The Splendid Palace

This post was first published on this site on October 9, 2008. It has been updated  and it is being republished today. 

RIGA – A location of the cinema Riga on Elizabetes iela has long offered city dwellers bread and circuses.

From the end of the 19th century to the present day, visitors and locals alike have stormed to watch films, variety shows, even fighting championships. The first theater, “Olympia”, was located near present-day cinema Riga. It started showing moving pictures in the summer of 1905 in the nearby park located in the place of today’s Riga cinema. In 1918, a famous Latvian architect Eižens Laube rebuilt the wooden theater building.
In the fall of 1919, the new cinema called “Maska” (Mask, pictured) opened its doors to the public, offering a variety of moving pictures, including “Latvija Top,” whose ad is shown on the right. Certainly it wasn’t the first cinema in the city, but it grew popular with the public.

Two days before the New Year in 1923, a new cinema opens near “Maska.” Russian businessman Vasily Emelyanov opened the cinema “Splendid Palace,” which will much later become Cinema Riga. Born in St. Petersburg, Emelyanov decided not to return to Russia after the Bolshevik coup in 1917. He remained in the Baltics and opened a chain of movie theaters in four Baltic capitals, Helsinki, Tallinn, Riga, and Kaunas.
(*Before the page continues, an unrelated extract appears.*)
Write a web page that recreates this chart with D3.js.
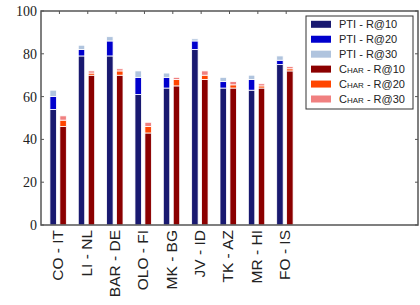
<html>
<head>
<script src="https://d3js.org/d3.v7.min.js"></script>
<style>
  body { margin: 0; padding: 0; background: #fff; }
  svg text { fill: #222; }
  .ylab { font-family: "Liberation Serif", "DejaVu Serif", serif; font-size: 14px; }
  .xlab { font-family: "Liberation Sans", Arial, sans-serif; font-size: 15.5px; }
  .leg { font-family: "Liberation Sans", Arial, sans-serif; font-size: 11px; }
</style>
</head>
<body>
<script>
// language pairs
var pairs = ["CO - IT", "LI - NL", "BAR - DE", "OLO - FI", "MK - BG", "JV - ID", "TK - AZ", "MR - HI", "FO - IS"];

// recall values (cumulative)
var ptiR10  = [54, 79, 79, 61, 64, 82, 64, 63, 75];
var ptiR20  = [60, 82, 86, 69, 69, 86, 67, 68, 77];
var ptiR30  = [63, 84, 88, 72, 71, 87, 69, 70, 79];
var charR10 = [46, 70, 70, 43, 65, 68, 64, 64, 72];
var charR20 = [49, 71, 72, 46, 68, 70, 65.5, 65, 73];
var charR30 = [51, 72, 73, 48, 69, 72, 67, 66, 74];

var yTicks = [0, 20, 40, 60, 80, 100];

var legendLabels = ["PTI - R@10", "PTI - R@20", "PTI - R@30", "Char - R@10", "Char - R@20", "Char - R@30"];
var colors = ["#191970", "#0000cd", "#b0c4de", "#8b0000", "#ff4500", "#f08080"];

function draw() {
  var width = 420, height = 305;
  var mLeft = 41, mRight = 418, mTop = 11, mBottom = 225;

  var svg = d3.select("body").append("svg")
      .attr("width", width)
      .attr("height", height);

  var x = d3.scaleLinear().domain([0.35, 13.65]).range([mLeft, mRight]);
  var y = d3.scaleLinear().domain([0, 100]).range([mBottom, mTop]);
  var sub = d3.scaleBand().domain(["pti", "char"]).range([-9.5, 6.9]).paddingInner(0.35);

  var groups = [
    {key: "pti", series: [ptiR10, ptiR20, ptiR30], cols: colors.slice(0, 3)},
    {key: "char", series: [charR10, charR20, charR30], cols: colors.slice(3, 6)}
  ];

  // bars
  groups.forEach(function(g) {
    g.series.forEach(function(s, k) {
      svg.append("g").selectAll("rect")
        .data(pairs)
        .enter().append("rect")
          .attr("x", function(d, i) { return x(i + 1) + sub(g.key); })
          .attr("width", sub.bandwidth())
          .attr("y", function(d, i) { return y(s[i]); })
          .attr("height", function(d, i) {
            var lo = k == 0 ? 0 : g.series[k - 1][i];
            return y(lo) - y(s[i]);
          })
          .attr("fill", g.cols[k])
          .attr("stroke", "#fff")
          .attr("stroke-width", 0.8);
    });
  });

  // frame
  svg.append("rect")
    .attr("x", mLeft).attr("y", mTop)
    .attr("width", mRight - mLeft).attr("height", mBottom - mTop)
    .attr("fill", "none").attr("stroke", "#555").attr("stroke-width", 1.5);

  // ticks
  var tk = svg.append("g").attr("stroke", "#555").attr("stroke-width", 1);
  yTicks.forEach(function(t) {
    tk.append("line").attr("x1", mLeft).attr("x2", mLeft + 3).attr("y1", y(t)).attr("y2", y(t));
    tk.append("line").attr("x1", mRight).attr("x2", mRight - 3).attr("y1", y(t)).attr("y2", y(t));
  });
  pairs.forEach(function(p, i) {
    tk.append("line").attr("x1", x(i + 1)).attr("x2", x(i + 1)).attr("y1", mTop).attr("y2", mTop + 3);
  });

  // y labels
  svg.append("g").selectAll("text")
    .data(yTicks)
    .enter().append("text")
      .attr("class", "ylab")
      .attr("x", mLeft - 4)
      .attr("y", function(d) { return y(d); })
      .attr("dy", "0.35em")
      .attr("text-anchor", "end")
      .text(function(d) { return d; });

  // x labels
  svg.append("g").selectAll("text")
    .data(pairs)
    .enter().append("text")
      .attr("class", "xlab")
      .attr("transform", function(d, i) { return "translate(" + (x(i + 1) - 1.5) + "," + (mBottom + 5) + ") rotate(-90)"; })
      .attr("dy", "0.35em")
      .attr("text-anchor", "end")
      .text(function(d) { return d; });

  // legend
  var leg = svg.append("g");
  leg.append("rect")
    .attr("x", 306).attr("y", 16).attr("width", 107).attr("height", 93)
    .attr("fill", "#fff").attr("stroke", "#333").attr("stroke-width", 1);
  var row = d3.scaleLinear().domain([0, 5]).range([24.3, 99]);
  legendLabels.forEach(function(l, i) {
    leg.append("rect")
      .attr("x", 311).attr("y", row(i) - 3.5).attr("width", 20).attr("height", 7)
      .attr("fill", colors[i]);
    leg.append("text")
      .attr("class", "leg")
      .attr("x", 339).attr("y", row(i))
      .attr("dy", "0.35em")
      .style("font-variant", i >= 3 ? "small-caps" : "normal")
      .text(l);
  });
}

draw();
</script>
</body>
</html>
In Latvia, he formed a company named “Ars” which owned also other movie theaters in the city. The theater showed European and American films as the company signed agreements with American movie studios. The first film shown at the Splendid Palace was a drama adventure Under Two Flags about a love triangle in the French Algeria.

On the run from punishment for a crime committed by his brother, Bertie Cecil (alias Lewis Victor) joins the French Foreign Legion. In Algeria, he becomes the hated rival of his commander, Chateauroy, who despises Victor’s breeding and also competes for the same woman. Victor is beloved of Cigarette, an Algerian camp follower, who saves his life, though he love another.

The theater also showed Coney Island, a film with comedy geniuses, Roscoe “Fatty” Arbuckle and Buster Keaton. The Splendid Cinema became the first theater to show films with sound. It became the motion picture called the Singing Fool, shown here in 1929. Ten years later, the Great Leader Kārlis Ulmanis attended the showing of the Latvian sound film, “A Fisherman’s Son.”

However, the Splendid Palace cinema was so much more than its repertoire. Today, the building is a national monument of architecture, originally designed by the architect Fridrihs Skujiņš, who also designed the present-day Cabinet of Ministers on the opposite side of the street. To this day, the Splendid Cinema remains tucked it behind an architectural eyesore, a casino (pictured on the right).

“Maska” remained under construction until 1947 when it was opened under a new name “Spartak” (Spartacus), a specialized movie theater that showed non-stop documentaries. In the 1980s, it became the first stereo theater in Riga. And now its screen is used as the second screen of the movie theater Riga.

When the Soviets arrived in Riga in 1940, both theaters transformed into the mouthpiece of the Soviet propaganda, showing Soviet epics like “Lenin in October.” In spite of attempts to appease new authorities, Emelyanov was arrested by the Soviets and on June 14, 1941, deported to Siberia, where he died 8 years later. Under the German occupation, “Maska” became a closed theater for the German military.

After the war, “Maska” remained closed down, while “Splendid Palace” opened with a war epic on November 6, 1945. Interestingly enough, its Western bourgeoisie-like name “Splendid Palace” had remained the theater’s name until the early 1950s when it was renamed into a politically correct “Riga.” When Latvia regained its independence back in 1991, the sweeping wave of returning historical names to streets and parks avoided the movie theater.

It was not until 2010 when the original name Splendid Palace was returned to the oldest existing cinema in Riga.